Sin embargo, y aunque no sea advertido de ese modo, lo cierto es que esa comunión es tan prioritaria que relega a un obligado segundo plano todo otro elemento que pueda aparecer después, de ahí que sea menester identificar con propiedad el suceso para llegar a su exacta comprensión.

A poco que uno pueda observar las cosas, se percibe que no se trata, desde luego, del líder carismático encantador de las multitudes con las promesas irrealizables de la utopía y mucho menos del superficial fanatismo propio de los cantantes juveniles que provocan el inmaduro entusiasmo de carácter ciego e irracional, preñado de rasgos exclusivamente emocionalistas.

Pero entonces, ¿qué es lo que se presenta ante nuestros ojos asombrados? Y en todo caso, ¿qué significado tiene esta vibración que parece apuntar a algo mucho más sustancioso que un concepto de carácter social o político y que se refleja en lágrimas y sonrisas? ¿A qué fuerza se remite esta energía tan humilde, tan callada y al mismo tiempo tan suavemente arrasadora como un viento del espíritu?

Está claro que lo que hay ahí no es un súperman religioso cuya oratoria enerva a las gentes con su electricidad ideológica, sino un anciano de proporciones modestas cuyo ritmo nos dificulta inteligir cómo se sostiene en pie, pero que reza -o sea, su interioridad posee una íntima comunicación que traduce la experiencia más rica que puede tener un ser humano- y que habla a cada uno de sus interlocutores de esa su personal relación con Dios.
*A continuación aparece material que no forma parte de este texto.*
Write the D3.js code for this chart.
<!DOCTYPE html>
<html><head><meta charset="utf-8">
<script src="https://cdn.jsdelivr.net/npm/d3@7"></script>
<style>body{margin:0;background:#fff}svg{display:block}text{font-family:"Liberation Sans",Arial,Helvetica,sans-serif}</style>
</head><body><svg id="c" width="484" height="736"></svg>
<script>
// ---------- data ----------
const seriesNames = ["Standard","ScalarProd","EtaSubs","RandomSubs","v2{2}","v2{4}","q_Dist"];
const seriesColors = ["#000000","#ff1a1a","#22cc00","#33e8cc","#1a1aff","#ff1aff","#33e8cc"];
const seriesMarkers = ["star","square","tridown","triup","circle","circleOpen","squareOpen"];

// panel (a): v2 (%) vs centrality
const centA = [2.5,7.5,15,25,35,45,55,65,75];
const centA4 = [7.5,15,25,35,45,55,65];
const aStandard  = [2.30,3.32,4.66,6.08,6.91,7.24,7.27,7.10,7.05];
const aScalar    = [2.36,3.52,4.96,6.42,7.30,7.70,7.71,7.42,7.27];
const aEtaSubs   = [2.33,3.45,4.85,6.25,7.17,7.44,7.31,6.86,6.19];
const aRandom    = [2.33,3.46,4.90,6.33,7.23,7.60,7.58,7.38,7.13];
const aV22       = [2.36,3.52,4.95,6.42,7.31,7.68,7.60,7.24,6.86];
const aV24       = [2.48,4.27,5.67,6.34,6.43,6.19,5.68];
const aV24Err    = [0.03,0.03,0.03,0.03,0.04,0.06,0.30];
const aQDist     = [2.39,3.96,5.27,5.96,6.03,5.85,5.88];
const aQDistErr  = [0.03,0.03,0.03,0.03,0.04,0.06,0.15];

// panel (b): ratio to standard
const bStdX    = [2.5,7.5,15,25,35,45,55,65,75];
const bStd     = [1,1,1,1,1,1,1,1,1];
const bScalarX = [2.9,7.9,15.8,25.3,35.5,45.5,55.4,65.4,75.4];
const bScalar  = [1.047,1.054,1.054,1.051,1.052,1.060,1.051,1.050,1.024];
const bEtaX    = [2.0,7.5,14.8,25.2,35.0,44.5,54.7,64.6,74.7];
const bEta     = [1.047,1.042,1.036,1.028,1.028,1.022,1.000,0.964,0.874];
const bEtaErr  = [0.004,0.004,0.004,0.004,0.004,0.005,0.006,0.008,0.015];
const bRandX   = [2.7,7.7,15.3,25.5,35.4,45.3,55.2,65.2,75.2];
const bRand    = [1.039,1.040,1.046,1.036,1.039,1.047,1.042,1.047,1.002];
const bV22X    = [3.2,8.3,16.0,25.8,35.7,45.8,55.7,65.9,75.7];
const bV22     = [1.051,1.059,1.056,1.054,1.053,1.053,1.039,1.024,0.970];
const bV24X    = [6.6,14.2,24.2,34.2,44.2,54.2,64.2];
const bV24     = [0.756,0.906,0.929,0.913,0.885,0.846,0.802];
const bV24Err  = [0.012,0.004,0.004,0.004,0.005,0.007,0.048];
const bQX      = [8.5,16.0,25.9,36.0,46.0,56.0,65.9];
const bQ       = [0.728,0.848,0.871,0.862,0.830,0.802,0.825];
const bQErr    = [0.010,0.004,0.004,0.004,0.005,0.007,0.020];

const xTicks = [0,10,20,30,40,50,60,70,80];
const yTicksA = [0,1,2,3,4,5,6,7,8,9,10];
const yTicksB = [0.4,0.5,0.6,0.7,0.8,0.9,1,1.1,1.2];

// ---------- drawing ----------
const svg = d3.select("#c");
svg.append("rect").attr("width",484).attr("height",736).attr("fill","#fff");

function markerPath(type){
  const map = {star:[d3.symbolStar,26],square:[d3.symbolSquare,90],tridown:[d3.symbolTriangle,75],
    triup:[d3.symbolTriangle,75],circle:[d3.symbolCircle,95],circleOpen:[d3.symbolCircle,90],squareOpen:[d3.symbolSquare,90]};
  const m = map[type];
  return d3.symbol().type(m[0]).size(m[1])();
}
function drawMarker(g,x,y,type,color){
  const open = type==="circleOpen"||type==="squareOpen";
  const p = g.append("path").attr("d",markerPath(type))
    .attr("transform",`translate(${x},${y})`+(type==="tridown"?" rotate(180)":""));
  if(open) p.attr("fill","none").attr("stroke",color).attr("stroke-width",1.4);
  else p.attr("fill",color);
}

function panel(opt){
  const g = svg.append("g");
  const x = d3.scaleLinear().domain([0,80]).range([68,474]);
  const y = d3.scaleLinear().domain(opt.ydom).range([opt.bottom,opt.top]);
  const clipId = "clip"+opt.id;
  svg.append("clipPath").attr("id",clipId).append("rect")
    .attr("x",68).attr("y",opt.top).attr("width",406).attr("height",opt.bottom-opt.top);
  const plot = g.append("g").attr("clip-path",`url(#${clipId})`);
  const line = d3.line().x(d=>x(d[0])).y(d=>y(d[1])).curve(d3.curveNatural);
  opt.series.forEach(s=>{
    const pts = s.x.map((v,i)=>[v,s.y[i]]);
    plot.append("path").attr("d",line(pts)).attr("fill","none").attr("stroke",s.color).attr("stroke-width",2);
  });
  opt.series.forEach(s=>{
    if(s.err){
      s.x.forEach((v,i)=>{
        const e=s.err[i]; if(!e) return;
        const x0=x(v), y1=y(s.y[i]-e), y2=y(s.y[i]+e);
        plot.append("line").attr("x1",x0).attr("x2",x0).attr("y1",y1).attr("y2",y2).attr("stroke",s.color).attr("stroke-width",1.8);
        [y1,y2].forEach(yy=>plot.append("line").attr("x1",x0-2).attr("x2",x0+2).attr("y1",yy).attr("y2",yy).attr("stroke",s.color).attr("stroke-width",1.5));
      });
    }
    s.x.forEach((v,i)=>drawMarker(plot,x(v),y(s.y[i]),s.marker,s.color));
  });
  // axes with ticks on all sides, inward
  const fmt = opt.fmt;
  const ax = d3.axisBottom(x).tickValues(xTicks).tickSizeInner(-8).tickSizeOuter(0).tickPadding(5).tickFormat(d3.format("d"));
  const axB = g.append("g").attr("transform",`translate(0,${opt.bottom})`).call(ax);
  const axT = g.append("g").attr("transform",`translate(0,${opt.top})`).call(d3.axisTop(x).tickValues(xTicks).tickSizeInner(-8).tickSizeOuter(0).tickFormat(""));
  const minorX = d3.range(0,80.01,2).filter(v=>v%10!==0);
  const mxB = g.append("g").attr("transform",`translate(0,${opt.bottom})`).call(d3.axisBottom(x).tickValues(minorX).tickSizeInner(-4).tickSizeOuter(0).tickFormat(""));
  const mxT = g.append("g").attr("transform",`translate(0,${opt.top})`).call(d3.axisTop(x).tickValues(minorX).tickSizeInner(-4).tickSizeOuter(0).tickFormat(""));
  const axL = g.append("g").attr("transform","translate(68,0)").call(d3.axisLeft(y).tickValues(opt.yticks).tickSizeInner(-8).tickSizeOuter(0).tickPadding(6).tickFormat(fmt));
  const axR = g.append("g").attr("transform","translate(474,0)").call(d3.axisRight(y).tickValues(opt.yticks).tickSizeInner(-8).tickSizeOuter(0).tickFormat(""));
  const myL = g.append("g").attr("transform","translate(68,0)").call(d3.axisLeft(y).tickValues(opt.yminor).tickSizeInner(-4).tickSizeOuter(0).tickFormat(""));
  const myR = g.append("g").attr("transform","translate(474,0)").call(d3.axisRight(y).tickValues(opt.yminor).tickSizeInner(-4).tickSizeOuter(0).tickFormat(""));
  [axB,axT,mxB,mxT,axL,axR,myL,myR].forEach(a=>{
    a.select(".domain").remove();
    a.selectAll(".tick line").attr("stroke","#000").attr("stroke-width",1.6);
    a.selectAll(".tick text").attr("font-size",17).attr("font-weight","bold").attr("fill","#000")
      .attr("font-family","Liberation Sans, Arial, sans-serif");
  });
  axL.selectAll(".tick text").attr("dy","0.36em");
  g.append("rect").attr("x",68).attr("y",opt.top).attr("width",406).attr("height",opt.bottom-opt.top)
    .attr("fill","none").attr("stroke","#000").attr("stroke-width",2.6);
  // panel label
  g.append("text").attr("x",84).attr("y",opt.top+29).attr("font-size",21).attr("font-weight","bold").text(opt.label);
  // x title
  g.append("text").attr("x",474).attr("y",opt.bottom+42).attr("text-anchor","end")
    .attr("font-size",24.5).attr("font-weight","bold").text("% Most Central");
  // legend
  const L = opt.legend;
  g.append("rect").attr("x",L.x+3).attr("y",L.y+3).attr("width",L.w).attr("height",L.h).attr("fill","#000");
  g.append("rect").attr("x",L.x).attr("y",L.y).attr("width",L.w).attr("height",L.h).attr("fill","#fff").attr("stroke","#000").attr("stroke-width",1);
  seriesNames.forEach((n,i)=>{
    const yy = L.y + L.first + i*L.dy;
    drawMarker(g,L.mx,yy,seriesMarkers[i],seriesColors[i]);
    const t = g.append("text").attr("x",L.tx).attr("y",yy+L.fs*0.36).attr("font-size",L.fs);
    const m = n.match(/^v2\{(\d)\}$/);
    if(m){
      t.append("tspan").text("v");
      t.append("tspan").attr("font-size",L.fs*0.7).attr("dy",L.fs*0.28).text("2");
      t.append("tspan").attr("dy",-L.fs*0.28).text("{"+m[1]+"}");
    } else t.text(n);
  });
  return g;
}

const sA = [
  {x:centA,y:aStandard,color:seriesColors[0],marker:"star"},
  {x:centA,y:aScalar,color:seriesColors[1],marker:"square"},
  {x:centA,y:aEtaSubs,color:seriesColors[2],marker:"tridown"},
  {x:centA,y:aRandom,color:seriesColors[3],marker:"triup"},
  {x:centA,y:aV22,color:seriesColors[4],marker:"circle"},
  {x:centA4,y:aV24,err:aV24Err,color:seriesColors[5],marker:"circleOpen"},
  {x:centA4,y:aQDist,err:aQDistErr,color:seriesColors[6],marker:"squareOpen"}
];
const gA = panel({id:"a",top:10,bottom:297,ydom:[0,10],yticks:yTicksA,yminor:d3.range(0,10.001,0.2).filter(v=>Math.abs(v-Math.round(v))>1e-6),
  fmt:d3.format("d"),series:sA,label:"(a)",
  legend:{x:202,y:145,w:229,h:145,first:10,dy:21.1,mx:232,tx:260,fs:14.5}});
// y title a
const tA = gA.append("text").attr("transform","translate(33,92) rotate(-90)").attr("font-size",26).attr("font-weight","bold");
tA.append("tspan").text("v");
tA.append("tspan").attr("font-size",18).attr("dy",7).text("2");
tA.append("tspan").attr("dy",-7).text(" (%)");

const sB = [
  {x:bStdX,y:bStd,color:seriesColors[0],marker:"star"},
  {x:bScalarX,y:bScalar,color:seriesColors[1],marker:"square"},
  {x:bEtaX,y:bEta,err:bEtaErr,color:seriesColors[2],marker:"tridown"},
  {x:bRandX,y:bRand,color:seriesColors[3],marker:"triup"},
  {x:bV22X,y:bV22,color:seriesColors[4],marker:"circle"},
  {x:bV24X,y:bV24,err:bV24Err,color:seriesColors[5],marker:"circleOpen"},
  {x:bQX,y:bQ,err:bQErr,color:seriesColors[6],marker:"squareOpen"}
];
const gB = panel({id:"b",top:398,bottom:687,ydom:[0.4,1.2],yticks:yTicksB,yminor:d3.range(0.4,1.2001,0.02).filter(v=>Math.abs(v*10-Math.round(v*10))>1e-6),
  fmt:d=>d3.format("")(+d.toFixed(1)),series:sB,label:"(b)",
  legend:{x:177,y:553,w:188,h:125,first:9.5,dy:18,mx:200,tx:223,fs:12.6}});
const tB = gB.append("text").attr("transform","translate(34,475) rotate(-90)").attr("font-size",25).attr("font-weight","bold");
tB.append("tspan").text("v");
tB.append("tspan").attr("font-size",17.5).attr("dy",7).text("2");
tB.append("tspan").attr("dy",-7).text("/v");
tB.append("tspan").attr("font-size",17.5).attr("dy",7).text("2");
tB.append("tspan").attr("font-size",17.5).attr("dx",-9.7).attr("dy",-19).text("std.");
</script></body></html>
Lo que está aquí presente no es entonces el anuncio de una redención social y menos todavía una ardiente proclama ideológica, sino el lenguaje de una fe religiosa que se puede entender solamente con una mirada iluminada por la esperanza, que permite leer la gramática universal del amor. Si no es así, está claro que existe el riesgo de pretender comprender el mensaje del papa (lo cual sería evidentemente una forma de empobrecerlo) desde la ideología, con un resultado previsiblemente malogrado. Sería una verdadera pena que esto sucediera.

De todos modos, merece puntualizarse que también está igualmente claro que la del papa no es una visión individualista que desconoce la expresión social de la existencia humana. Es verdad que hay por eso en el discurso momentos de alta intensidad traducibles en contenidos sociales, porque si algo caracteriza al magisterio de Francisco, es haber integrado la vertiente de una salvación personal con la dimensión política de la fe, un eje organizador que identifica con nitidez su estilo pastoral. Esta nota tan peculiar permite al papa Francisco transmitir las verdades perennes del patrimonio cultural del cristianismo con una receptividad nueva y acaso más completa que la tradicional, pero que por lo mismo no es todavía plenamente comprendida.
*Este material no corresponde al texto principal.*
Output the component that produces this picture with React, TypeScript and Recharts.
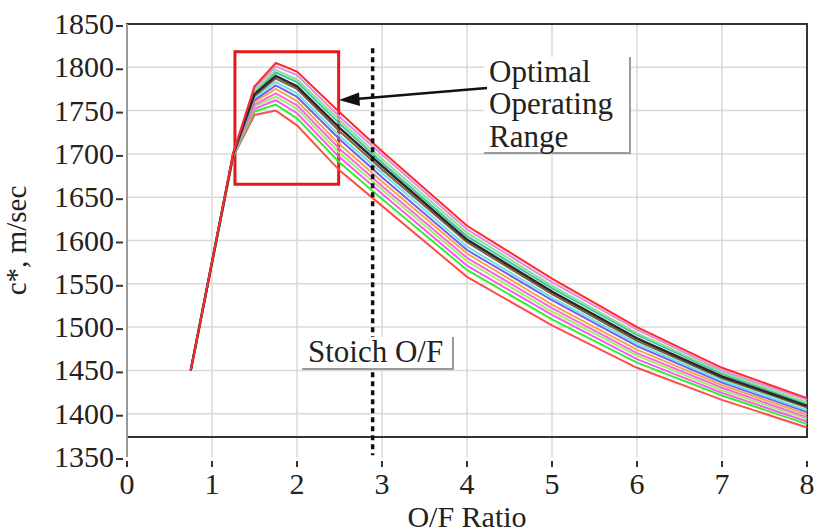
import React from "react";
import {
  LineChart,
  Line,
  XAxis,
  YAxis,
  CartesianGrid,
  ReferenceArea,
  ReferenceLine,
} from "recharts";

const FONT = "'Liberation Serif', 'Times New Roman', serif";

// O/F ratio sample points
const OF_RATIO = [0.75, 1.25, 1.5, 1.75, 2, 2.5, 3, 4, 5, 6, 7, 8];

// c* (m/sec) curves, top of the band to bottom
const CSTAR_RED_TOP = [1450, 1701, 1778, 1805, 1795, 1748, 1703, 1617, 1556, 1500, 1453, 1418];
const CSTAR_VIOLET = [1450, 1701, 1776, 1801, 1791, 1743, 1699, 1613, 1552, 1497, 1450, 1416];
const CSTAR_LIGHTGREEN = [1450, 1700, 1773, 1797, 1786, 1739, 1694, 1609, 1548, 1493, 1448, 1413];
const CSTAR_TEAL = [1450, 1700, 1771, 1794, 1783, 1735, 1690, 1605, 1545, 1491, 1446, 1411];
const CSTAR_BLACK = [1450, 1700, 1769, 1790, 1778, 1730, 1686, 1601, 1541, 1487, 1443, 1409];
const CSTAR_BROWN = [1450, 1700, 1767, 1787, 1775, 1726, 1682, 1598, 1538, 1484, 1441, 1407];
const CSTAR_CYAN = [1450, 1699, 1765, 1783, 1770, 1721, 1678, 1593, 1534, 1481, 1438, 1404];
const CSTAR_BLUE = [1450, 1699, 1762, 1779, 1766, 1717, 1673, 1589, 1531, 1478, 1436, 1402];
const CSTAR_ORANGE = [1450, 1699, 1760, 1775, 1761, 1711, 1668, 1585, 1526, 1474, 1433, 1399];
const CSTAR_PINK = [1450, 1698, 1757, 1770, 1756, 1706, 1663, 1580, 1522, 1470, 1430, 1396];
const CSTAR_LIME = [1450, 1698, 1755, 1766, 1752, 1701, 1659, 1576, 1518, 1467, 1427, 1394];
const CSTAR_MAGENTA = [1450, 1698, 1752, 1762, 1747, 1696, 1654, 1571, 1514, 1463, 1424, 1391];
const CSTAR_GREEN = [1450, 1697, 1749, 1757, 1741, 1690, 1648, 1566, 1509, 1459, 1421, 1388];
const CSTAR_RED_BOTTOM = [1450, 1697, 1745, 1750, 1733, 1681, 1640, 1558, 1502, 1453, 1416, 1384];

const SERIES = [
  { key: "redBottom", values: CSTAR_RED_BOTTOM, color: "#ff4d4d" },
  { key: "green", values: CSTAR_GREEN, color: "#33ee33" },
  { key: "magenta", values: CSTAR_MAGENTA, color: "#ff55f0" },
  { key: "lime", values: CSTAR_LIME, color: "#9cf06a" },
  { key: "pink", values: CSTAR_PINK, color: "#f46ad8" },
  { key: "orange", values: CSTAR_ORANGE, color: "#f2a64a" },
  { key: "blue", values: CSTAR_BLUE, color: "#7a5cf0" },
  { key: "cyan", values: CSTAR_CYAN, color: "#66e6e6" },
  { key: "brown", values: CSTAR_BROWN, color: "#8a5a3a" },
  { key: "teal", values: CSTAR_TEAL, color: "#3cc8a0" },
  { key: "lightGreen", values: CSTAR_LIGHTGREEN, color: "#8fe08f" },
  { key: "violet", values: CSTAR_VIOLET, color: "#e08ae8" },
  { key: "black", values: CSTAR_BLACK, color: "#2a2a2a" },
  { key: "redTop", values: CSTAR_RED_TOP, color: "#ff2a2a" },
];

const X_TICKS = [0, 1, 2, 3, 4, 5, 6, 7, 8];
const Y_TICKS = [1350, 1400, 1450, 1500, 1550, 1600, 1650, 1700, 1750, 1800, 1850];

const STOICH_OF = 2.89;

const data = OF_RATIO.map((x, i) => {
  const row: Record<string, number> = { x };
  SERIES.forEach((s) => {
    row[s.key] = s.values[i];
  });
  return row;
});

function YTick({ x, y, payload }: any) {
  return (
    <g>
      <text x={x - 13} y={y + 10} textAnchor="end" fontFamily={FONT} fontSize={30} fill="#222">
        {payload.value}
      </text>
      <line x1={x - 11} x2={x - 4} y1={y + 2} y2={y + 2} stroke="#333" strokeWidth={2} />
    </g>
  );
}

function XTick({ x, y, payload }: any) {
  return (
    <g>
      <line x1={x} x2={x} y1={y + 4} y2={y + 10} stroke="#333" strokeWidth={2} />
      <text x={x} y={y + 37} textAnchor="middle" fontFamily={FONT} fontSize={30} fill="#222">
        {payload.value}
      </text>
    </g>
  );
}

function XTitle({ viewBox }: any) {
  const cx = viewBox.x + viewBox.width / 2;
  return (
    <text x={cx} y={527} textAnchor="middle" fontFamily={FONT} fontSize={30} fill="#222">
      O/F Ratio
    </text>
  );
}

export default function App() {
  return (
    <div style={{ position: "absolute", left: 0, top: 0, width: 814, height: 532, background: "#fff" }}>
      <LineChart width={814} height={532} data={data} margin={{ top: 24, right: 7, bottom: 0, left: 0 }}>
        <CartesianGrid
          stroke="#d9d9d9"
          strokeWidth={1.5}
          horizontalValues={[1400, 1450, 1500, 1550, 1600, 1650, 1700, 1750, 1800]}
          verticalValues={[1, 2, 3, 4, 5, 6, 7]}
        />
        <XAxis
          dataKey="x"
          type="number"
          domain={[0, 8]}
          ticks={X_TICKS}
          height={75}
          axisLine={false}
          tickLine={false}
          tickSize={0}
          tickMargin={0}
          tick={<XTick />}
          label={<XTitle />}
        />
        <YAxis
          type="number"
          domain={[1350, 1850]}
          ticks={Y_TICKS}
          width={127}
          axisLine={{ stroke: "#999", strokeWidth: 2 }}
          tickLine={false}
          tickSize={0}
          tickMargin={0}
          tick={<YTick />}
          label={{
            value: "c*, m/sec",
            angle: -90,
            position: "insideLeft",
            offset: 16,
            fontSize: 29,
            fontFamily: FONT,
            fill: "#222",
            style: { textAnchor: "middle" },
          }}
        />
        {SERIES.map((s) => (
          <Line
            key={s.key}
            dataKey={s.key}
            stroke={s.color}
            strokeWidth={s.key === "black" ? 2.5 : 2}
            dot={false}
            isAnimationActive={false}
          />
        ))}
        <ReferenceArea x1={0} x2={8} y1={1373} y2={1850} fill="none" stroke="#333" strokeWidth={2} />
        <ReferenceArea x1={1.27} x2={2.49} y1={1665} y2={1818} fill="none" stroke="#e01b1b" strokeWidth={3} />
        <ReferenceLine
          segment={[
            { x: STOICH_OF, y: 1822 },
            { x: STOICH_OF, y: 1352 },
          ]}
          stroke="#111"
          strokeWidth={3.5}
          strokeDasharray="5 4"
        />
      </LineChart>
      <svg width={814} height={532} style={{ position: "absolute", left: 0, top: 0, pointerEvents: "none" }}>
        <rect x={484} y={57} width={146} height={96} fill="#fff" />
        <polyline points="630,57 630,153 484,153" fill="none" stroke="#9a9a9a" strokeWidth={2} />
        <text fontFamily={FONT} fontSize={31} fill="#222">
          <tspan x={489} y={82}>Optimal</tspan>
          <tspan x={489} y={114}>Operating</tspan>
          <tspan x={489} y={147}>Range</tspan>
        </text>
        <line x1={487} y1={88} x2={356} y2={99} stroke="#111" strokeWidth={2.5} />
        <polygon points="339,100 359,92.5 360,106" fill="#111" />
        <rect x={302} y={337} width={151} height={32} fill="#fff" />
        <polyline points="453,337 453,369 302,369" fill="none" stroke="#9a9a9a" strokeWidth={2} />
        <text x={308} y={362} fontFamily={FONT} fontSize={31} fill="#222">
          Stoich O/F
        </text>
      </svg>
    </div>
  );
}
Es este último punto el que ha suscitado mayormente algunas incomprensiones, como también están los que cuentan las veces que el papa recibe (o no) a un político o verifican si un regalo es adecuado o no para Su Santidad. Esta actitud tan frecuente es en ocasiones expresada como disconformidad, pero también como escándalo o con una velada y hasta destemplada oposición, incluso entre los propios fieles cristianos, especialmente en las sensibilidades más o menos condicionadas por los cánones de una concepción ideológica a la que se pretende subordinar la propia fe. Se trata de un fenómeno que en años pasados se daría en la izquierda y ahora se verifica en la derecha.

Pasaron más de cien años desde la primera encíclica social y todavía no se puede admitir y provoca descontentos que el papa tenga algo que decir sobre las relaciones de la comunidad política, especialmente por quienes se ven afectados en sus intereses económicos, temporales o ideológicos. Sus palabras suelen ser de este modo interpretadas o a favor o en contra de un régimen político o de un sistema económico, o simplemente de una realidad que tiene otra naturaleza. Desde esta mirada, resulta por lo menos una ramplonería decir que el papa es marxista o anticapitalista, como unos cuantos están pensando, o que prefiere tal o cual candidatura electoral.

¿Será posible poder mirar más arriba, volar más alto, llegar a la dimensión donde se mueve Francisco? Es que la mirada del papa se dirige más allá, aun cuando establezca un vínculo inmediato y directo con las cosas más concretas del más acá. Es la primacía de la fe la que choca con la ideología y esto es lo que provoca el dolor de muelas. Estamos en el espacio de lo inefable, una realidad que sin embargo el papa ha colocado a nuestro alcance, pero que nos cuesta descubrir.

Él nos hace inteligible esa realidad insondable y misteriosa, pero ello no significa que debamos empequeñecer sus dimensiones. Francisco no se mide por su proximidad o lejanía con una estructura de pensamiento o una construcción temporal, sino por algo mucho menos complicado y más asequible a los sencillos, como es la buena onda de su claridad que refleja el sol. La diferencia entre antes y después de la visita no es una estadística. ¿Qué es lo que el viaje nos dejó? Miro a mi alrededor y me encuentro con miradas que atesoran una nueva luz.